Just like its sound, the release and success of "Wicked Game" was a slow burn. The song came out in June 1989 as part of Isaak's album Heart Shaped World, but it took a year and a half for it to become a massive hit. The catalyst was David Lynch's 1990 film Wild at Heart, starring Nicolas Cage and Laura Dern; after seeing the movie, Atlanta radio DJ Lee Chesnut began playing the song on his station, and it quickly caught fire and spread across both domestic and foreign airwaves. Having not seen Wild at Heart, I decided to look up the scene in which it was used... and wow, does it fit the nighttime drive scene in which the instrumental to Isaak's tune is heard. It's the sort of image I had in my head, and it only enhances how I hear the song now.
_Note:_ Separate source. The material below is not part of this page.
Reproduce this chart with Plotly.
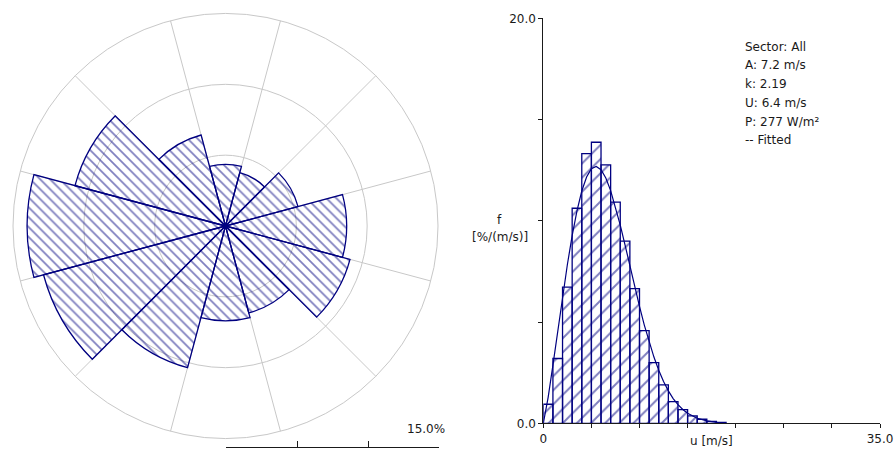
import plotly.graph_objects as go

# ---------------- data ----------------
# wind rose: 12 sectors, frequency in %
sector_dirs = [0, 30, 60, 90, 120, 150, 180, 210, 240, 270, 300, 330]
sector_freq = [4.35, 3.9, 5.3, 8.55, 9.1, 6.35, 6.7, 10.35, 13.3, 14.0, 11.0, 6.65]

# histogram: lower edge of 1 m/s speed bins, frequency in %/(m/s)
bin_lo = [0, 1, 2, 3, 4, 5, 6, 7, 8, 9, 10, 11, 12, 13, 14, 15, 16, 17, 18]
bin_freq = [0.94, 3.2, 6.72, 10.62, 13.32, 13.88, 12.76, 10.92, 9.0, 6.65,
            4.58, 3.0, 1.9, 1.07, 0.68, 0.37, 0.2, 0.1, 0.05]

# fitted curve
fit_u = [0, 0.5, 1, 1.5, 2, 2.5, 3, 3.5, 4, 4.5, 5, 5.5, 6, 6.5, 7, 7.5, 8, 8.5,
         9, 9.5, 10, 10.5, 11, 11.5, 12, 12.5, 13, 13.5, 14, 14.5, 15, 16, 17, 18]
fit_f = [0.0, 1.27, 2.87, 4.55, 6.24, 7.83, 9.27, 10.49, 11.47, 12.16, 12.57, 12.68,
         12.52, 12.11, 11.49, 10.70, 9.79, 8.80, 7.77, 6.75, 5.77, 4.85, 4.01, 3.27,
         2.62, 2.06, 1.60, 1.22, 0.92, 0.68, 0.50, 0.25, 0.12, 0.05]

info_lines = ["Sector: All", "A: 7.2 m/s", "k: 2.19", "U: 6.4 m/s", "P: 277 W/m²", "-- Fitted"]

rose_max = 15
rose_rings = [5, 10, 15]
spokes = [15, 45, 75, 105, 135, 165, 195, 225, 255, 285, 315, 345]

hist_xticks = [0, 5, 10, 15, 20, 25, 30, 35]
hist_xlabels = ["0", "", "", "", "", "", "", "35.0"]
hist_yticks = [0, 5, 10, 15, 20]
hist_ylabels = ["0.0", "", "", "", "20.0"]

# ---------------- styling ----------------
W, H = 895, 449
NAVY = "#000080"
GRID = "#c8c8c8"
TXT = "#1a1a1a"
FONT = "DejaVu Sans"


def px(x):
    return x / W


def py(y):
    return 1 - y / H


fig = go.Figure()

fig.add_trace(go.Barpolar(
    r=sector_freq, theta=sector_dirs, width=[30] * len(sector_dirs),
    marker=dict(color="rgba(0,0,0,0)", line=dict(color=NAVY, width=1.3),
                pattern=dict(shape="\\", fgcolor=NAVY, bgcolor="rgba(0,0,0,0)",
                             size=7, solidity=0.25)),
    hoverinfo="skip", showlegend=False,
))

fig.add_trace(go.Bar(
    x=bin_lo, y=bin_freq, offset=0, width=1, xaxis="x2", yaxis="y2",
    marker=dict(color="rgba(0,0,0,0)", line=dict(color=NAVY, width=1.3),
                pattern=dict(shape="/", fgcolor=NAVY, bgcolor="rgba(0,0,0,0)",
                             size=10, solidity=0.2)),
    hoverinfo="skip", showlegend=False,
))

fig.add_trace(go.Scatter(
    x=fit_u, y=fit_f, mode="lines", xaxis="x2", yaxis="y2",
    line=dict(color=NAVY, width=1.2), hoverinfo="skip", showlegend=False,
))

# invisible trace to carry the scale-bar axis
fig.add_trace(go.Scatter(
    x=[0, rose_max], y=[0, 0], mode="none", xaxis="x3", yaxis="y3",
    hoverinfo="skip", showlegend=False,
))

annotations = []
line_y0, line_dy = 46.7, 18.7
for i, t in enumerate(info_lines):
    annotations.append(dict(text=t, xref="paper", yref="paper", x=px(743), y=py(line_y0 + i * line_dy),
                            xanchor="left", yanchor="middle", showarrow=False,
                            font=dict(family=FONT, size=12, color=TXT)))
annotations += [
    dict(text="f", xref="paper", yref="paper", x=px(499), y=py(220), xanchor="center",
         yanchor="middle", showarrow=False, font=dict(family=FONT, size=12, color=TXT)),
    dict(text="[%/(m/s)]", xref="paper", yref="paper", x=px(500), y=py(237), xanchor="center",
         yanchor="middle", showarrow=False, font=dict(family=FONT, size=12, color=TXT)),
    dict(text="u [m/s]", xref="x2", yref="paper", x=17.5, y=py(441), xanchor="center",
         yanchor="middle", showarrow=False, font=dict(family=FONT, size=12, color=TXT)),
    dict(text="%.1f%%" % rose_max, xref="paper", yref="paper", x=px(447), y=py(428.5),
         xanchor="right", yanchor="middle", showarrow=False,
         font=dict(family=FONT, size=12, color=TXT)),
]

fig.update_layout(
    width=W, height=H,
    margin=dict(l=0, r=0, t=0, b=0),
    paper_bgcolor="white", plot_bgcolor="rgba(0,0,0,0)",
    font=dict(family=FONT, size=12, color=TXT),
    showlegend=False,
    polar=dict(
        domain=dict(x=[px(13), px(438)], y=[py(438.5), py(13.5)]),
        bgcolor="rgba(0,0,0,0)",
        radialaxis=dict(range=[0, rose_max], tickmode="array", tickvals=rose_rings,
                        showticklabels=False, ticks="", showline=False,
                        gridcolor=GRID, gridwidth=1),
        angularaxis=dict(direction="clockwise", rotation=90, tickmode="array",
                         tickvals=spokes, showticklabels=False, ticks="",
                         showline=True, linecolor=GRID, linewidth=1,
                         gridcolor=GRID, gridwidth=1),
    ),
    xaxis2=dict(domain=[px(543.3), px(880)], anchor="y2", range=[0, 35],
                tickmode="array", tickvals=hist_xticks, ticktext=hist_xlabels,
                ticks="outside", ticklen=4, tickcolor=TXT, showline=True,
                linecolor=TXT, linewidth=1, showgrid=False, zeroline=False,
                tickfont=dict(family=FONT, size=12, color=TXT), automargin=False,
                fixedrange=True),
    yaxis2=dict(domain=[py(423.3), py(18.3)], anchor="x2", range=[0, 20],
                tickmode="array", tickvals=hist_yticks, ticktext=hist_ylabels,
                ticks="outside", ticklen=4, tickcolor=TXT, showline=True,
                linecolor=TXT, linewidth=1, showgrid=False, zeroline=False,
                tickfont=dict(family=FONT, size=12, color=TXT), automargin=False,
                fixedrange=True),
    xaxis3=dict(domain=[px(226), px(439.3)], anchor="y3", range=[0, rose_max],
                tickmode="array", tickvals=[0, 5, 10, 15], ticks="inside", ticklen=6,
                tickcolor=TXT, showline=True, linecolor=TXT, linewidth=1,
                showticklabels=False, showgrid=False, zeroline=False,
                automargin=False, fixedrange=True),
    yaxis3=dict(domain=[py(447), py(440)], anchor="x3", range=[0, 1], visible=False,
                fixedrange=True),
    annotations=annotations,
)

fig.write_html(
    "out.html",
    config={"displayModeBar": False},
    post_script="document.body.style.margin='0';document.body.style.padding='0';"
                "document.body.style.overflow='hidden';",
)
I find "Wicked Game" fascinating because of how it mixes inspiration from mid-century popular music with such a modern inspiration through the encounter on which Isaak based the number. Thematically, it seems to have paved the way for many of the 'love songs' which followed in its wake, through its honestly tragic tale of a hopeless romantic narrator only realizing the mistakes they've made when it's too late. In the process, the narrator and the listener alike wonder who's really at fault for the titular 'game,' if they even view it as one: themselves, the other party, or the world at large that just seems to be playing trick after trick on them.